I attended the annual “Science In Public” conference at UCL on 20th and 21st July. I was there partly as the author of a short piece about the conference for the British Society for the History of Science journal, Viewpoint; this piece can be found in the journal and will eventually appear on the BSHS website. For my blog, I will share some general impressions that did not seem to fit into the article, and expand on others that only got a brief mention.
The conference began with a series of four short talks that were supposed to constitute an “overview of the main challenges facing science in public research discussions in the present day”. These took the form of “Pecha-Kucha” style presentations where each speaker is allowed to display 20 “slides” which automatically advance every 20 seconds (or a total of about six and a half minutes). I felt this format did not work well here. Pecha-Kucha was originally introduced as a way of enabling young designers to display their work; letting the visual material lead the way in a context in which it is only secondary to the oral content (or ought to be) is not a recipe for success; and surely communication about science communication is just as important as science communication itself? Timed presentations, where the message has to be delivered in a short, punchy manner, are OK – but please let’s not let the visuals take over. (Scientists too place too much emphasis on the visuals – although they usually do have a genuine need of them, to show graphs etc, this can be overdone. Many times I have heard a physicist or student say “my talk is on this memory stick” and I want to scream “No it’s not! Your talk is what comes out of your mouth, what’s on the stick is just an accessory!”)
The Trouble with Powerpoint
My experience of the wider “STS” community at events like this paints a similar picture with regard to the use of visuals. Many speakers seem to think they ought to use them, but are not sure what for, so they default to the dreaded bullet points and great wodges of text. It’s bad enough when the speaker reads out that text word-for-word, but a great deal worse when (as happened during the Pecha-Kucha session) they are saying something completely different. At one point I wrote down: “Cannot read screen full of words in 20 seconds when speaker is saying something different!” Of course presentations in SiP can often include the sort of data that need to be displayed visually; but even then, not everyone makes the best of the medium. One speaker at the conference showed changes in some statistic, year by year, as a table of values, and I couldn’t help wondering whether he’d ever heard of graphs!

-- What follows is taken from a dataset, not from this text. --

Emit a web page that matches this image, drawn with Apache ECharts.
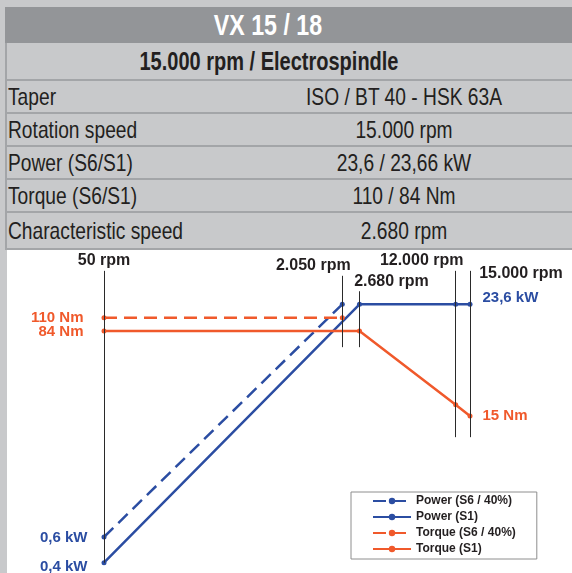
<!DOCTYPE html>
<html>
<head>
<meta charset="utf-8">
<script src="https://cdn.jsdelivr.net/npm/echarts@6/dist/echarts.min.js"></script>
<style>
  html, body { margin: 0; padding: 0; width: 572px; height: 573px; overflow: hidden; background: #c8c9cb; }
  .box { position: absolute; box-sizing: border-box; }
  .head { left: 5px; top: 7px; width: 567px; height: 36px; background: #939598; }
  .row { left: 5px; width: 567px; border-left: 2px solid #a3a5a8; border-bottom: 2px solid #a3a5a8; background: #c8c9cb; }
  .txt { position: absolute; white-space: nowrap; color: #231f20;
         font-family: "Liberation Sans", Arial, sans-serif; transform: scaleX(0.8); }
  .title { color: #fff; font-weight: bold; font-size: 29px; }
  .sub { font-weight: bold; font-size: 25px; }
  .lbl, .val { font-size: 24px; }
  .lbl { transform-origin: left center; }
  #white { left: 7px; top: 250px; width: 565px; height: 323px; background: #fff; }
  #chart { position: absolute; left: 0; top: 0; width: 572px; height: 573px; }
</style>
</head>
<body>
<div id="table"></div>
<div id="white" class="box"></div>
<div id="chart"></div>
<script>
/*---------------------------------------- 数据 ----------------------------------------*/
var modelName = 'VX 15 / 18';
var spindleName = '15.000 rpm / Electrospindle';
var specLabels = ['Taper', 'Rotation speed', 'Power (S6/S1)', 'Torque (S6/S1)', 'Characteristic speed'];
var specValues = ['ISO / BT 40 - HSK 63A', '15.000 rpm', '23,6 / 23,66 kW', '110 / 84 Nm', '2.680 rpm'];

var rpmMarks = [50, 2050, 2680, 12000, 15000];
var rpmLabels = ['50 rpm', '2.050 rpm', '2.680 rpm', '12.000 rpm', '15.000 rpm'];
// extent of each rpm guide line, in kW
var guideTop = [40, 37, 29, 40, 40];
var guideBottom = [0.4, 12, 12, 2.9, 2.9];

var seriesNames = ['Power (S6 / 40%)', 'Power (S1)', 'Torque (S6 / 40%)', 'Torque (S1)'];
var powerS6 = [[50, 0.6], [2050, 23.6]];
var powerS1 = [[50, 0.4], [2680, 23.6], [12000, 23.6], [15000, 23.6]];
var torqueS6 = [[50, 110], [2050, 110]];
var torqueS1 = [[50, 84], [2680, 84], [12000, 18.8], [15000, 15]];
var powerS6Labels = ['0,6 kW', ''];
var powerS1Labels = ['0,4 kW', '', '', '23,6 kW'];
var torqueS6Labels = ['110 Nm', ''];
var torqueS1Labels = ['84 Nm', '', '', '15 Nm'];

/*---------------------------------------- 表格 ----------------------------------------*/
var rowTops = [81, 114, 147, 180, 213];
var rowHeights = [33, 33, 33, 33, 37];

function addBox(cls, css) {
    var d = document.createElement('div');
    d.className = 'box ' + cls;
    d.style.cssText = css;
    document.getElementById('table').appendChild(d);
    return d;
}
function addText(parent, cls, text, css) {
    var s = document.createElement('div');
    s.className = 'txt ' + cls;
    s.textContent = text;
    s.style.cssText = css;
    parent.appendChild(s);
}

var head = addBox('head', '');
addText(head, 'title', modelName, 'left:0;width:526px;text-align:center;top:0;line-height:36px;');
var sub = addBox('row', 'top:43px;height:38px;');
addText(sub, 'sub', spindleName, 'left:0;width:524px;text-align:center;top:0;line-height:36px;');
for (var i = 0; i < specLabels.length; i++) {
    var r = addBox('row', 'top:' + rowTops[i] + 'px;height:' + rowHeights[i] + 'px;');
    var lh = rowHeights[i] - 2;
    addText(r, 'lbl', specLabels[i], 'left:1px;top:0;line-height:' + lh + 'px;');
    addText(r, 'val', specValues[i], 'left:247px;width:300px;text-align:center;top:0;line-height:' + lh + 'px;');
}

/*---------------------------------------- 图表 ----------------------------------------*/
var blue = '#2b4da2';
var red = '#f0592b';

function withLabels(points, labels, pos, color, dist, offset) {
    return points.map(function (p, k) {
        var item = {value: p};
        if (labels[k]) {
            item.label = {
                show: true, formatter: labels[k], position: pos[k], distance: dist[k],
                offset: offset[k], color: color, fontSize: 15, fontWeight: 'bold',
                fontFamily: 'Liberation Sans'
            };
        }
        return item;
    });
}

var guideData = rpmMarks.map(function (rpm, k) {
    var offsets = [[0, 2], [-29, 2], [32, 2], [-34, 2], [51, 15]];
    return [
        {coord: [rpm, guideTop[k]], label: {formatter: rpmLabels[k], offset: offsets[k]}},
        {coord: [rpm, guideBottom[k]]}
    ];
});

function lineSeries(name, data, color, dashed, yIndex) {
    return {
        name: name,
        type: 'line',
        xAxisIndex: 0,
        yAxisIndex: yIndex,
        data: data,
        clip: false,
        symbol: 'circle',
        symbolSize: 5,
        showAllSymbol: true,
        lineStyle: {color: color, width: 2.5, type: dashed ? [13, 7] : 'solid'},
        itemStyle: {color: color},
        emphasis: {disabled: true}
    };
}

var series = [
    lineSeries(seriesNames[0], withLabels(powerS6, powerS6Labels, ['left'], blue, [14], [[0, 1]]), blue, true, 0),
    lineSeries(seriesNames[1], withLabels(powerS1, powerS1Labels, ['left', '', '', 'right'], blue, [14, 0, 0, 10], [[0, 4], 0, 0, [0, -6]]), blue, false, 0),
    lineSeries(seriesNames[2], withLabels(torqueS6, torqueS6Labels, ['left'], red, [18], [[0, 0]]), red, true, 1),
    lineSeries(seriesNames[3], withLabels(torqueS1, torqueS1Labels, ['left', '', '', 'right'], red, [18, 0, 0, 10], [[0, 1], 0, 0, [0, 0]]), red, false, 1)
];
series[1].markLine = {
    silent: true,
    symbol: ['none', 'none'],
    lineStyle: {color: '#2a2a2a', width: 1, type: 'solid'},
    label: {show: true, position: 'start', distance: 4, color: '#231f20', fontSize: 16,
        fontWeight: 'bold', fontFamily: 'Liberation Sans'},
    data: guideData
};

var chart = echarts.init(document.getElementById('chart'));
chart.setOption({
    animation: false,
    grid: {left: 104, right: 102, top: 262, bottom: 0},
    xAxis: {type: 'log', logBase: 10, min: 50, max: 15000, show: false},
    yAxis: [
        {type: 'log', logBase: 10, min: 0.34, max: 46, show: false},
        {type: 'log', logBase: 10, min: 0.622, max: 340, show: false}
    ],
    legend: {
        orient: 'vertical',
        left: 351,
        top: 492,
        padding: [2, 21, 3, 21],
        itemWidth: 38,
        itemHeight: 8,
        itemGap: 2,
        borderColor: '#8e8e8e',
        borderWidth: 1,
        backgroundColor: '#fff',
        selectedMode: false,
        data: seriesNames,
        textStyle: {fontSize: 12, lineHeight: 14, fontWeight: 'bold', color: '#231f20', fontFamily: 'Liberation Sans'}
    },
    series: series
});
</script>
</body>
</html>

Generally, though, the standard of presentation was pretty good. I was watching out, in particular, for any talks given in the “verbatim” style in which basically a paper is just read out, word for word; but only one came into this category, and I’d be willing to accept that the speaker was too nervous or lacking in confidence to do otherwise. But I’ve noticed at numerous “STS” events that this is an all too common phenomenon, even among seasoned performers, although unheard-of in physics. It’s inappropriate because the paper is often read too fast, and there is no engagement with the audience because the speaker is looking down at notes. And the verbatim style rules out two very useful tools available in an oral context: body language and informal language.
(Footnote: I have since discovered that one other talk was basically read out, but this was extremely well camouflaged!)
Room for Debate
Another thing that intrigues me about these “conferences” is that there is often precious little conferring. True, there is always a question period after each talk, and occasionally a question or comment will stimulate other questions or comments rather than a 1:1 dialogue with the speaker; but here, the design of the room usually makes it hard. It is difficult to have a discussion in a lecture theatre, and indeed, if one is sitting at the back it is often difficult to even hear the questions. Of course there is not much you can do about a plenary with a potential audience of 100 people; but during parallel sessions, it ought to be possible to fit the audience round a rectangle of tables to facilitate discussion. One of the talks at SiP was about a public engagement event on nanotechnology. The speakers reported that the scientists involved had adopted a “lecturer” rôle and were not prepared for listening to the members of the public present or “taking anything away” from the event. But when I asked about the physical layout of the room – were the scientists “at the front”, in the lecturer position? Were the audience and the speakers able to look one another in the eye? – they did not seem to think such things were relevant. I believe they are, on the basis of my experience, and that of others, in Café Scientifique. I hope we will be able to convince the organisers of such events in future that if we really want engagement, we should be prepared to manipulate traditional academic settings to facilitate it.
Science and Ethics
During one of the talks, it occurred to me that the “science and ethics” debate had not been mentioned, despite the fact that, it seems to me, the worryingly close relationship between science – and physics in particular – and the military must surely put off quite a lot of potential recruits. Perhaps I am out of date here and everyone else has decided that this isn’t a problem any more. Yet the speaker in this particular talk, on the attitude of trade unions towards science, revealed that one of the questions in his survey of trade unionists had been “scientists have a power that makes them dangerous” (agree/disagree etc). Among trade unionists the number agreeing with this was low, but it was much higher in the general public. I would like to see more figures on this because I don’t think this debate has gone away – I think many scientists simply see the military connection as inevitable, but it must surely be challenged.